On gunpowder and plotting

Tomorrow, 5th November, sees the annual celebration of the failure of the 1605 Gunpowder Plot, a time of conflict and violent religious turmoil – it’s an intriguing historical event whether you celebrate that failure.. or lament it. For everything you ever wanted to know about Guy Fawkes, Robert Catesby [the plot’s ring-leader] and the other disaffected 16th/17th Century Catholics involved in the plot to destroy the parliament buildings together with the king, James I, and his lords, check out the extensive Gunpowder Plot Society website.As the Society points out on the introductory page –

November 5, 1605, a solitary figure is arrested in the cellars of Parliament House. Although he first gives his name as John Johnson, a startling series of events begins to unfold under torture.

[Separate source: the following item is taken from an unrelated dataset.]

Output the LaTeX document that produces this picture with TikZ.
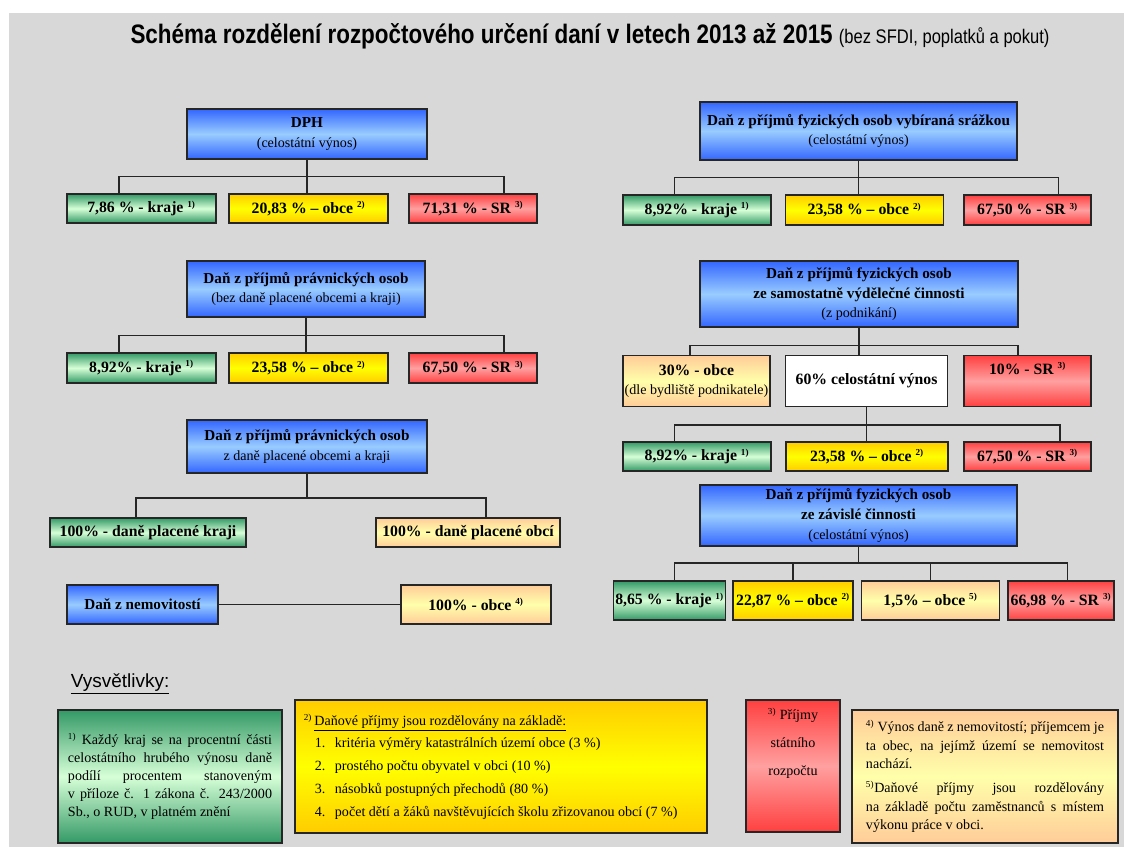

Guy Fawkes, as he is really called, is one of thirteen who have conspired to blow up the parliament, the King, and his Lords, thereby throwing the whole country into turmoil, out of which these traitors hoped to raise a new monarch sympathetic to their cause, and return England to its Catholic past.

The circumstances that surround what drove these thirteen disaffected Catholics, led by the charismatic Robert Catesby, to such a desperate act are the focus of the Gunpowder Plot Society, for the circumstances are far from straighforward.

Conflicting historical details confirm one thing – that the offical account of this event that persists in our folklore cannot possibly be true.